▶ [Exercise data]:

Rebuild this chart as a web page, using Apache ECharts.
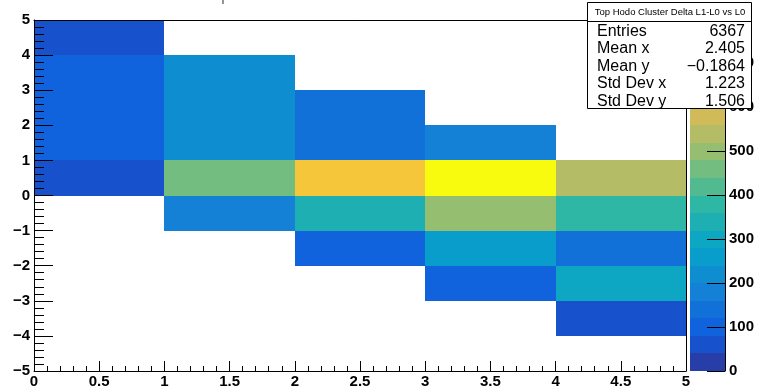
<!DOCTYPE html>
<html><head><meta charset="utf-8">
<script src="https://cdn.jsdelivr.net/npm/echarts@6/dist/echarts.min.js"></script>
<style>html,body{margin:0;padding:0;background:#fff}#c{width:757px;height:389px}</style>
</head><body><div id="c"></div>
<script>
// ---- data (bin lower edges and contents) ----
const binX = [0,0,0,0,0, 1,1,1,1,1, 2,2,2,2,2, 3,3,3,3,3, 4,4,4,4,4];
const binY = [4,3,2,1,0, 3,2,1,0,-1, 2,1,0,-1,-2, 1,0,-1,-2,-3, 0,-1,-2,-3,-4];
const binCount = [60,100,100,100,60, 220,220,220,460,180, 140,140,660,340,100, 180,798,500,260,100, 540,380,140,300,60];
const histTitle = 'Top Hodo Cluster Delta L1-L0 vs L0';
const statsNames = ['Entries','Mean x','Mean y','Std Dev x','Std Dev y'];
const statsValues = ['6367','2.405','\u22120.1864','1.223','1.506'];
const zMax = 798;
const nContours = 20;

// ---- ROOT kBird palette ----
const birdStops = [0,0.125,0.25,0.375,0.5,0.625,0.75,0.875,1];
const birdR = [0.2082,0.0592,0.0780,0.0232,0.1802,0.5301,0.8186,0.9956,0.9764];
const birdG = [0.1664,0.3599,0.5041,0.6419,0.7178,0.7492,0.7328,0.7862,0.9832];
const birdB = [0.5293,0.8684,0.8385,0.7914,0.6425,0.4662,0.3499,0.1968,0.0539];
function bird(f){
  let k = 0;
  while (k < birdStops.length-2 && f > birdStops[k+1]) k++;
  const t = (f - birdStops[k])/(birdStops[k+1]-birdStops[k]);
  const c = a => Math.round(255*(a[k] + t*(a[k+1]-a[k])));
  return 'rgb(' + c(birdR) + ',' + c(birdG) + ',' + c(birdB) + ')';
}
function bandIndex(v){
  let c = Math.floor(0.01 + v*nContours/zMax);
  return Math.max(0, Math.min(nContours-1, c));
}
function bandColor(c){
  const idx = Math.min(254, Math.floor((c+0.99)*255/nContours));
  return bird(idx/254);
}
const levels = [];
for (let i = 0; i < nContours; i++) levels.push([i*zMax/nContours, (i+1)*zMax/nContours, i]);

const FONT = 'Liberation Sans';
const minusFmt = v => (v < 0 ? '\u2212' + (-v) : String(v));
const R = Math.round;

function cellRect(p0, p1, col){
  const x0 = R(p0[0]), y0 = R(p0[1]), x1 = R(p1[0]), y1 = R(p1[1]);
  return {type:'rect', shape:{x:x0, y:y0, width:x1-x0, height:y1-y0}, style:{fill:col}};
}

const chart = echarts.init(document.getElementById('c'), null, {renderer:'canvas'});
chart.setOption({
  animation:false,
  backgroundColor:'#fff',
  grid:[
    {left:34, top:20, width:652, height:351, show:false},
    {left:690, top:20, width:36, height:351, show:false}
  ],
  xAxis:[
    {gridIndex:0, type:'value', min:0, max:5, interval:0.5, z:10,
     axisLine:{show:true, onZero:false, lineStyle:{color:'#000', width:1}},
     axisTick:{show:true, inside:true, length:10, lineStyle:{color:'#000'}},
     minorTick:{show:true, splitNumber:5, length:5, lineStyle:{color:'#000'}},
     splitLine:{show:false},
     axisLabel:{color:'#000', fontFamily:FONT, fontWeight:'bold', fontSize:15, margin:3}},
    {gridIndex:1, type:'value', min:0, max:1, show:false},
    {gridIndex:0, type:'value', min:0, max:5, position:'top', z:10,
     axisLine:{show:true, onZero:false, lineStyle:{color:'#000', width:1}},
     axisTick:{show:false}, axisLabel:{show:false}, splitLine:{show:false}}
  ],
  yAxis:[
    {gridIndex:0, type:'value', min:-5, max:5, interval:1, z:10,
     axisLine:{show:true, onZero:false, lineStyle:{color:'#000', width:1}},
     axisTick:{show:true, inside:true, length:19, lineStyle:{color:'#000'}},
     minorTick:{show:true, splitNumber:5, length:10, lineStyle:{color:'#000'}},
     splitLine:{show:false},
     axisLabel:{color:'#000', fontFamily:FONT, fontWeight:'bold', fontSize:15, margin:4, formatter:minusFmt}},
    {gridIndex:1, type:'value', min:0, max:zMax, interval:100, position:'right', z:10,
     axisLine:{show:true, onZero:false, lineStyle:{color:'#000', width:1}},
     axisTick:{show:true, inside:true, length:18, lineStyle:{color:'#000'}},
     splitLine:{show:false},
     axisLabel:{color:'#000', fontFamily:FONT, fontWeight:'bold', fontSize:15, margin:4, showMaxLabel:false}},
    {gridIndex:0, type:'value', min:-5, max:5, position:'right', z:10,
     axisLine:{show:true, onZero:false, lineStyle:{color:'#000', width:1}},
     axisTick:{show:false}, axisLabel:{show:false}, splitLine:{show:false}}
  ],
  series:[
    {type:'custom', xAxisIndex:0, yAxisIndex:0, z:2,
     data: binX.map((x,i)=>[x, binY[i], binCount[i]]),
     encode:{x:0, y:1},
     renderItem:function(params, api){
       const x = api.value(0), y = api.value(1), v = api.value(2);
       return cellRect(api.coord([x, y+1]), api.coord([x+1, y]), bandColor(bandIndex(v)));
     }},
    {type:'custom', xAxisIndex:1, yAxisIndex:1, z:2,
     data: levels,
     encode:{y:[0,1]},
     renderItem:function(params, api){
       const lo = api.value(0), hi = api.value(1), c = api.value(2);
       return cellRect(api.coord([0, hi]), api.coord([1, lo]), bandColor(c));
     }}
  ],
  graphic:[
    {type:'text', z:50, x:358, y:4,
     style:{text:histTitle, align:'center', verticalAlign:'bottom', fill:'#888',
            font:'20px "' + FONT + '"'}},
    {type:'group', z:100, children:[
      {type:'rect', z:100, shape:{x:587.5, y:2.5, width:164, height:106},
       style:{fill:'#fff', stroke:'#000', lineWidth:1}},
      {type:'line', z:101, shape:{x1:587.5, y1:21.5, x2:751.5, y2:21.5},
       style:{stroke:'#000', lineWidth:1}},
      {type:'text', z:101, x:670, y:12,
       style:{text:histTitle, align:'center', verticalAlign:'middle', fill:'#000', font:'9.5px "' + FONT + '"'}}
    ].concat(statsNames.map((n,i)=>({type:'text', z:101, x:597, y:31.5+17.4*i,
       style:{text:n, align:'left', verticalAlign:'middle', fill:'#000', font:'16px "' + FONT + '"'}})))
     .concat(statsValues.map((v,i)=>({type:'text', z:101, x:745, y:31.5+17.4*i,
       style:{text:v, align:'right', verticalAlign:'middle', fill:'#000', font:'16px "' + FONT + '"'}})))
    }
  ]
});
</script>
</body></html>
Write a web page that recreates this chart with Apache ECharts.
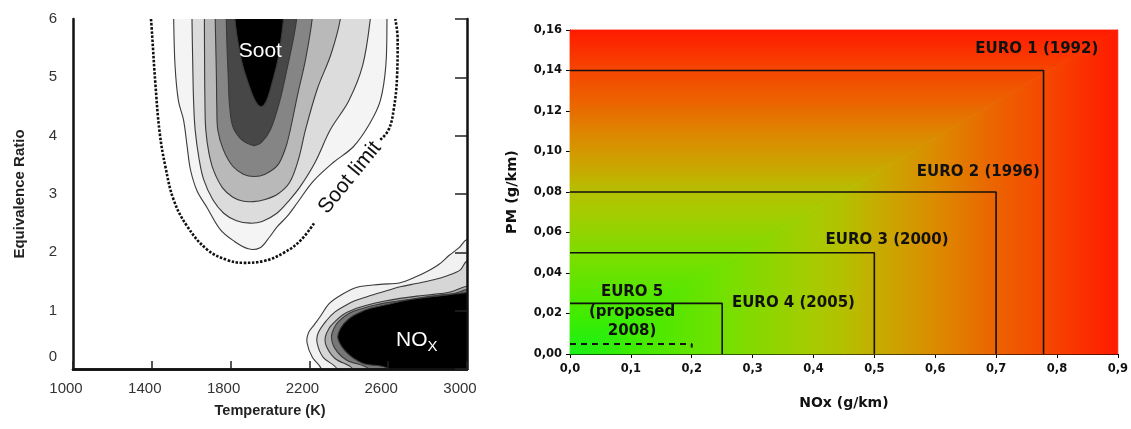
<!DOCTYPE html>
<html><head><meta charset="utf-8">
<script src="https://cdn.jsdelivr.net/npm/echarts/dist/echarts.min.js"></script>
<style>html,body{margin:0;padding:0;background:#fff}#c{width:1131px;height:429px}</style>
</head><body><div id="c"></div>
<script>
// ---------- LEFT PANEL DATA (Temperature K, Equivalence ratio) ----------
const tempRange = [1000, 3000];
const tempStep = 400;
const phiRange = [0, 6];
const phiStep = 1;

// soot contour regions (outer -> inner), closed above the top frame
const sootR1 = [[1511,6.3],[1511,6],[1518,5.2],[1535,4.6],[1561,4.27],[1580,3.8],[1596,3.42],[1630,3.05],[1680,2.77],[1748,2.39],[1814,2.2],[1890,2.06],[1950,2.08],[1995,2.25],[2037,2.44],[2088,2.62],[2139,2.85],[2220,3.22],[2321,3.54],[2423,3.81],[2505,4.2],[2560,4.6],[2588,5.2],[2594,6],[2594,6.3]];
const sootR2 = [[1604,6.3],[1604,6],[1608,5.2],[1612,4.6],[1620,4.1],[1640,3.6],[1663,3.25],[1710,2.9],[1765,2.67],[1830,2.54],[1900,2.5],[1960,2.53],[2035,2.67],[2100,2.9],[2154,3.13],[2230,3.55],[2306,4.1],[2400,4.6],[2470,5.2],[2509,6],[2509,6.3]];
const sootR3 = [[1667,6.3],[1667,6],[1668,5.2],[1670,4.5],[1674,4.1],[1690,3.7],[1714,3.4],[1760,3.1],[1810,2.95],[1860,2.88],[1915,2.87],[1970,2.9],[2040,3.0],[2100,3.2],[2145,3.6],[2180,4.1],[2240,4.8],[2310,5.4],[2357,6],[2357,6.3]];
const sootR4 = [[1722,6.3],[1722,6],[1725,5.5],[1728,5.0],[1730,4.5],[1735,4.1],[1763,3.76],[1810,3.48],[1865,3.34],[1920,3.3],[1975,3.34],[2040,3.5],[2080,3.8],[2103,4.1],[2140,4.7],[2180,5.3],[2214,6],[2214,6.3]];
const sootR5 = [[1778,6.3],[1778,6],[1782,5.5],[1788,5.0],[1795,4.5],[1812,4.15],[1850,3.95],[1890,3.86],[1920,3.83],[1955,3.88],[2002,4.1],[2050,4.6],[2090,5.2],[2115,5.6],[2135,6],[2135,6.3]];
const sootR6 = [[1822,6.3],[1822,6],[1838,5.6],[1862,5.2],[1895,4.85],[1925,4.6],[1955,4.5],[1982,4.6],[2010,4.9],[2040,5.3],[2058,5.7],[2068,6],[2068,6.3]];

// NOx contour regions (outer -> inner), closed outside right/bottom frame
const noxN1 = [[2260,-0.3],[2260,0],[2215,0.2],[2188,0.45],[2195,0.62],[2225,0.76],[2255,0.9],[2300,1.12],[2357,1.26],[2442,1.4],[2560,1.45],[2661,1.48],[2740,1.58],[2797,1.67],[2860,1.8],[2910,1.95],[2960,2.08],[3000,2.22],[3080,2.22],[3080,-0.3]];
const noxN2 = [[2340,-0.3],[2340,0],[2270,0.2],[2239,0.45],[2245,0.62],[2289,0.84],[2330,0.98],[2374,1.07],[2430,1.17],[2492,1.24],[2580,1.33],[2661,1.41],[2750,1.47],[2831,1.53],[2900,1.6],[2966,1.7],[3000,1.85],[3080,1.85],[3080,-0.3]];
const noxN3 = [[2420,-0.3],[2420,0],[2330,0.18],[2285,0.4],[2281,0.55],[2300,0.7],[2323,0.79],[2370,0.93],[2424,1.02],[2500,1.1],[2577,1.16],[2660,1.21],[2746,1.25],[2830,1.28],[2915,1.32],[3000,1.42],[3080,1.42],[3080,-0.3]];
const noxN4 = [[2500,-0.3],[2500,0],[2390,0.15],[2330,0.35],[2312,0.55],[2325,0.7],[2350,0.82],[2400,0.95],[2460,1.03],[2540,1.1],[2620,1.15],[2720,1.2],[2840,1.26],[2940,1.3],[3000,1.36],[3080,1.36],[3080,-0.3]];
const noxN5 = [[2600,-0.3],[2600,0],[2470,0.1],[2390,0.28],[2345,0.52],[2358,0.7],[2400,0.86],[2450,0.96],[2510,1.04],[2590,1.1],[2680,1.17],[2800,1.23],[2900,1.27],[3000,1.31],[3080,1.31],[3080,-0.3]];

// dashed "soot limit" curve (gap where the label sits)
const sootLimitLower = [[1396,6],[1401,5.76],[1418,4.9],[1440,4.05],[1469,3.47],[1511,2.9],[1579,2.45],[1680,2.05],[1782,1.87],[1866,1.82],[1968,1.85],[2069,1.99],[2154,2.2],[2228,2.52]];
const sootLimitUpper = [[2560,3.93],[2602,4.1],[2628,4.45],[2645,5.02],[2648,5.65],[2636,6]];

const leftNoteText = ['Soot', '{n|NO}{s|X}', 'Soot limit'];
const leftNoteAt = [[1951,5.44],[2745,0.5],[2405,3.28]];

// ---------- RIGHT PANEL DATA (NOx g/km, PM g/km) ----------
const noxAxis = [0, 0.9];
const noxStep = 0.1;
const pmAxis = [0, 0.16];
const pmStep = 0.02;
const euroNames = ['EURO 1 (1992)','EURO 2 (1996)','EURO 3 (2000)','EURO 4 (2005)'];
const euroNOx = [0.778, 0.7, 0.5, 0.25];
const euroPM  = [0.14, 0.08, 0.05, 0.025];
const euro5Proposed = [[0,0.005],[0.2,0.005],[0.2,0.0032]];
const euroLabelText = ['EURO 1 (1992)','EURO 2 (1996)','EURO 3 (2000)','EURO 4 (2005)','EURO 5\n(proposed\n2008)'];
const euroLabelAt = [[0.868,0.1506],[0.772,0.0899],[0.622,0.0563],[0.266,0.0252],[0.102,0.0207]];

// ---------- STYLES ----------
const sootShapes = [sootR1,sootR2,sootR3,sootR4,sootR5,sootR6];
const sootFills = ['#f4f4f4','#dcdcdc','#b9b9b9','#858585','#474747','#000000'];
const noxShapes = [noxN1,noxN2,noxN3,noxN4,noxN5];
const noxFills = ['#f1f1f1','#d6d6d6','#adadad','#777777','#000000'];
const allShapes = sootShapes.concat(noxShapes);
const allFills = sootFills.concat(noxFills);
const leftNoteStyle = [
  {fill:'#fff', fontSize:21, rot:0},
  {fill:'#fff', fontSize:21, rot:0},
  {fill:'#111', fontSize:21, rot:50.7}
];
const euroAlign = ['right','right','right','left','center'];
// "from corner" rectangular gradient stops (green -> yellow -> orange -> red)
const gradStops = [
  {offset:0, color:'#18f018'},
  {offset:0.12, color:'#40ec00'},
  {offset:0.28, color:'#74e000'},
  {offset:0.44, color:'#a6cc00'},
  {offset:0.5, color:'#b4c000'},
  {offset:0.56, color:'#c6ac00'},
  {offset:0.67, color:'#dc8a00'},
  {offset:0.78, color:'#ec6200'},
  {offset:0.88, color:'#f64400'},
  {offset:1, color:'#ff1a00'}
];
const LF = 'Liberation Sans, Arial, sans-serif';
const RF = 'DejaVu Sans, Verdana, sans-serif';

const chart = echarts.init(document.getElementById('c'), null, {renderer:'canvas'});
const boxLine = {show:true, lineStyle:{color:'#111', width:2.5}};

const option = {
  animation:false,
  backgroundColor:'#ffffff',
  grid:[
    {left:73, top:19, width:394, height:350},
    {left:570, top:30, width:548, height:324}
  ],
  xAxis:[
    {gridIndex:0, type:'value', min:tempRange[0], max:tempRange[1], interval:tempStep, z:10,
     axisLine:boxLine, splitLine:{show:false},
     axisTick:{show:true, inside:true, length:8, lineStyle:{color:'#222', width:1.5}},
     axisLabel:{color:'#333', fontSize:15, fontFamily:LF, margin:12, padding:[0,14,0,0], formatter:v=>String(v)},
     name:'Temperature (K)', nameLocation:'middle', nameGap:34,
     nameTextStyle:{fontFamily:LF, fontWeight:'bold', fontSize:14.5, color:'#222'}},
    {gridIndex:0, type:'value', position:'top', min:tempRange[0], max:tempRange[1], interval:tempStep, z:10,
     axisLine:boxLine, axisTick:{show:false}, axisLabel:{show:false}, splitLine:{show:false}},
    {gridIndex:1, type:'value', min:noxAxis[0], max:noxAxis[1], interval:noxStep,
     axisLine:{show:true, lineStyle:{color:'#000', width:1}}, splitLine:{show:false},
     axisTick:{show:true, length:4, lineStyle:{color:'#000'}},
     axisLabel:{color:'#111', fontSize:11.5, fontWeight:'bold', fontFamily:RF, margin:9,
       formatter:v=>v.toFixed(1).replace('.',',')},
     name:'NOx (g/km)', nameLocation:'middle', nameGap:42,
     nameTextStyle:{fontFamily:RF, fontWeight:'bold', fontSize:14, color:'#111'}}
  ],
  yAxis:[
    {gridIndex:0, type:'value', min:phiRange[0], max:phiRange[1], interval:phiStep, z:10,
     axisLine:boxLine, axisTick:{show:false}, splitLine:{show:false},
     axisLabel:{color:'#333', fontSize:15, fontFamily:LF, margin:16,
       formatter:v=> v===0 ? '{z|0}' : String(v),
       rich:{z:{fontSize:15, fontFamily:LF, color:'#333', padding:[0,0,25,0]}}},
     name:'Equivalence Ratio', nameLocation:'middle', nameGap:46,
     nameTextStyle:{fontFamily:LF, fontWeight:'bold', fontSize:15, color:'#222'}},
    {gridIndex:0, type:'value', position:'right', min:phiRange[0], max:phiRange[1], interval:phiStep, z:10,
     axisLine:boxLine, axisTick:{show:true, inside:true, length:12, lineStyle:{color:'#222', width:1.5}},
     axisLabel:{show:false}, splitLine:{show:false}},
    {gridIndex:1, type:'value', min:pmAxis[0], max:pmAxis[1], interval:pmStep,
     axisLine:{show:true, lineStyle:{color:'#000', width:1}}, splitLine:{show:false},
     axisTick:{show:true, length:4, lineStyle:{color:'#000'}},
     axisLabel:{color:'#111', fontSize:11.5, fontWeight:'bold', fontFamily:RF, margin:8,
       formatter:v=>v.toFixed(2).replace('.',',')},
     name:'PM (g/km)', nameLocation:'middle', nameGap:50,
     nameTextStyle:{fontFamily:RF, fontWeight:'bold', fontSize:14.5, color:'#111'}}
  ],
  series:[
    // contour regions
    {type:'custom', xAxisIndex:0, yAxisIndex:0, clip:true, z:2, silent:true,
     data: allShapes.map((s,i)=>[2000,3,i]),
     renderItem:(params, api)=>{
       const i = api.value(2);
       const pts = allShapes[i].map(p=>api.coord(p));
       return {type:'polygon', shape:{points:pts, smooth:0.35},
         style:{fill:allFills[i], stroke:'#3a3a3a', lineWidth:1.1}};
     }},
    // soot limit dashed
    {type:'line', xAxisIndex:0, yAxisIndex:0, smooth:0.4, symbol:'none', z:4, silent:true,
     data:sootLimitLower, lineStyle:{color:'#111', width:2.6, type:[2.5,1.6]}},
    {type:'line', xAxisIndex:0, yAxisIndex:0, smooth:0.4, symbol:'none', z:4, silent:true,
     data:sootLimitUpper, lineStyle:{color:'#111', width:2.6, type:[2.5,1.6]}},
    // left annotations
    {type:'custom', xAxisIndex:0, yAxisIndex:0, z:6, silent:true,
     data:leftNoteAt.map((p,i)=>[p[0],p[1],i]),
     renderItem:(params, api)=>{
       const i = api.value(2);
       const p = api.coord([api.value(0), api.value(1)]);
       const st = leftNoteStyle[i];
       return {type:'text', x:p[0], y:p[1], rotation: st.rot*Math.PI/180,
         style:{text:leftNoteText[i], fill:st.fill, fontSize:st.fontSize, fontFamily:LF,
           align:'center', verticalAlign:'middle',
           rich:{n:{fill:'#fff', fontSize:21, fontFamily:LF, lineHeight:30, verticalAlign:'middle'},
                 s:{fill:'#fff', fontSize:15, fontFamily:LF, lineHeight:30, verticalAlign:'bottom', padding:[13,0,0,0]}}}};
     }},
    // right background: rectangular "from corner" gradient as two triangles
    {type:'custom', xAxisIndex:2, yAxisIndex:2, z:1, silent:true, data:[[0,0,0],[0,0,1]],
     renderItem:(params, api)=>{
       const k = api.value(2);
       const a = api.coord([noxAxis[0], pmAxis[0]]);
       const b = api.coord([noxAxis[1], pmAxis[1]]);
       const pts = k===0 ? [[a[0],a[1]],[a[0],b[1]],[b[0],b[1]]] : [[a[0],a[1]],[b[0],a[1]],[b[0],b[1]]];
       const grad = k===0 ? {type:'linear', x:0, y:1, x2:0, y2:0, colorStops:gradStops}
                          : {type:'linear', x:0, y:0, x2:1, y2:0, colorStops:gradStops};
       return {type:'polygon', shape:{points:pts}, style:{fill:grad, stroke:grad, lineWidth:0.8}};
     }},
    // EURO boxes
    ...euroNames.map((nm,i)=>({type:'line', name:nm, xAxisIndex:2, yAxisIndex:2, symbol:'none', z:3, silent:true,
       data:[[0,euroPM[i]],[euroNOx[i],euroPM[i]],[euroNOx[i],0]],
       lineStyle:{color:'#111', width:1.6}})),
    {type:'line', name:'EURO 5', xAxisIndex:2, yAxisIndex:2, symbol:'none', z:3, silent:true,
     data:euro5Proposed, lineStyle:{color:'#111', width:2, type:[6,5]}},
    // EURO labels
    {type:'custom', xAxisIndex:2, yAxisIndex:2, z:6, silent:true,
     data:euroLabelAt.map((p,i)=>[p[0],p[1],i]),
     renderItem:(params, api)=>{
       const i = api.value(2);
       const p = api.coord([api.value(0), api.value(1)]);
       return {type:'text', x:p[0], y:p[1],
         style:{text:euroLabelText[i], fill:'#111', fontSize:15, fontWeight:'bold', fontFamily:RF,
           align:euroAlign[i], verticalAlign:'middle', lineHeight:19.5}};
     }}
  ]
};
chart.setOption(option);
</script>
</body></html>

▶ [Given exercise]:
Pick out and copy every line that contains the word "page".

▶ [Full response]:
Rebuild this chart as a web page, using Apache ECharts.
Write a web page that recreates this chart with Apache ECharts.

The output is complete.